● To be done
Repeat the listing that follows, character for character, minus the pictures.

● Raw data
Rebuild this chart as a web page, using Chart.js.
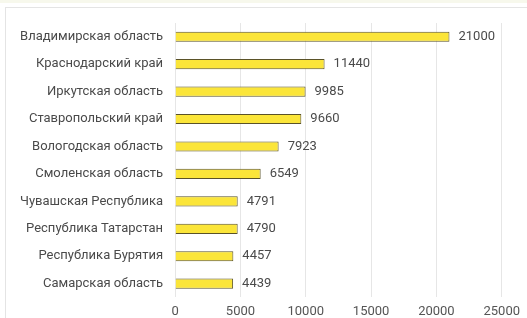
<!DOCTYPE html>
<html><head><meta charset="utf-8">
<script src="https://cdn.jsdelivr.net/npm/chart.js@4/dist/chart.umd.min.js"></script>
<style>
html,body{margin:0;padding:0;background:#fff;}
#wrap{position:relative;width:527px;height:318px;overflow:hidden;}
#frame{position:absolute;left:5px;top:7px;width:600px;height:400px;border:1px solid #e4e4e4;box-sizing:border-box;}
#strip{position:absolute;left:0;top:0;width:527px;height:3px;background:#f7f8ec;}
canvas{position:absolute;left:0;top:0;}
</style></head>
<body><div id="wrap"><div id="strip"></div><div id="frame"></div><canvas id="c" width="527" height="318"></canvas></div>
<script>
const categories = ["Владимирская область","Краснодарский край","Иркутская область","Ставропольский край","Вологодская область","Смоленская область","Чувашская Республика","Республика Татарстан","Республика Бурятия","Самарская область"];
const values = [21000,11440,9985,9660,7923,6549,4791,4790,4457,4439];
const xTicks = [0,5000,10000,15000,20000,25000];

const valueLabels = {
  id:'valueLabels',
  afterDatasetsDraw(chart){
    const {ctx} = chart;
    const meta = chart.getDatasetMeta(0);
    ctx.save();
    ctx.font = '13px Roboto';
    ctx.fillStyle = '#4a4a4a';
    ctx.textBaseline = 'middle';
    ctx.textAlign = 'left';
    meta.data.forEach((bar,i)=>{
      ctx.fillText(String(values[i]), bar.x + 9, bar.y);
    });
    ctx.restore();
  }
};

new Chart(document.getElementById('c'),{
  type:'bar',
  data:{labels:categories,datasets:[{data:values,backgroundColor:'#fbe539',borderColor:'#5a5228',borderWidth:1,barPercentage:0.74,categoryPercentage:0.5}]},
  options:{
    indexAxis:'y',responsive:false,animation:false,
    layout:{padding:{left:8,right:20,top:23,bottom:-9}},
    plugins:{legend:{display:false},tooltip:{enabled:false}},
    scales:{
      x:{min:0,max:25000,
         afterBuildTicks(s){s.ticks=xTicks.map(v=>({value:v}));},
         grid:{color:'#e6e6e6',drawTicks:false},border:{display:false},
         ticks:{font:{family:'Roboto',size:13},color:'#555',padding:7,callback:v=>String(v)}},
      y:{grid:{display:false,drawTicks:false},border:{display:false},
         ticks:{font:{family:'Roboto',size:13},color:'#4a4a4a',padding:12}}
    }
  },
  plugins:[valueLabels]
});
</script></body></html>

● Answer to this task
Rebuild this chart as a web page, using Chart.js.
<!DOCTYPE html>
<html><head><meta charset="utf-8">
<script src="https://cdn.jsdelivr.net/npm/chart.js@4/dist/chart.umd.min.js"></script>
<style>
html,body{margin:0;padding:0;background:#fff;}
#wrap{position:relative;width:527px;height:318px;overflow:hidden;}
#frame{position:absolute;left:5px;top:7px;width:600px;height:400px;border:1px solid #e4e4e4;box-sizing:border-box;}
#strip{position:absolute;left:0;top:0;width:527px;height:3px;background:#f7f8ec;}
canvas{position:absolute;left:0;top:0;}
</style></head>
<body><div id="wrap"><div id="strip"></div><div id="frame"></div><canvas id="c" width="527" height="318"></canvas></div>
<script>
const categories = ["Владимирская область","Краснодарский край","Иркутская область","Ставропольский край","Вологодская область","Смоленская область","Чувашская Республика","Республика Татарстан","Республика Бурятия","Самарская область"];
const values = [21000,11440,9985,9660,7923,6549,4791,4790,4457,4439];
const xTicks = [0,5000,10000,15000,20000,25000];

const valueLabels = {
  id:'valueLabels',
  afterDatasetsDraw(chart){
    const {ctx} = chart;
    const meta = chart.getDatasetMeta(0);
    ctx.save();
    ctx.font = '13px Roboto';
    ctx.fillStyle = '#4a4a4a';
    ctx.textBaseline = 'middle';
    ctx.textAlign = 'left';
    meta.data.forEach((bar,i)=>{
      ctx.fillText(String(values[i]), bar.x + 9, bar.y);
    });
    ctx.restore();
  }
};

new Chart(document.getElementById('c'),{
  type:'bar',
  data:{labels:categories,datasets:[{data:values,backgroundColor:'#fbe539',borderColor:'#5a5228',borderWidth:1,barPercentage:0.74,categoryPercentage:0.5}]},
  options:{
    indexAxis:'y',responsive:false,animation:false,
    layout:{padding:{left:8,right:20,top:23,bottom:-9}},
    plugins:{legend:{display:false},tooltip:{enabled:false}},
    scales:{
      x:{min:0,max:25000,
         afterBuildTicks(s){s.ticks=xTicks.map(v=>({value:v}));},
         grid:{color:'#e6e6e6',drawTicks:false},border:{display:false},
         ticks:{font:{family:'Roboto',size:13},color:'#555',padding:7,callback:v=>String(v)}},
      y:{grid:{display:false,drawTicks:false},border:{display:false},
         ticks:{font:{family:'Roboto',size:13},color:'#4a4a4a',padding:12}}
    }
  },
  plugins:[valueLabels]
});
</script></body></html>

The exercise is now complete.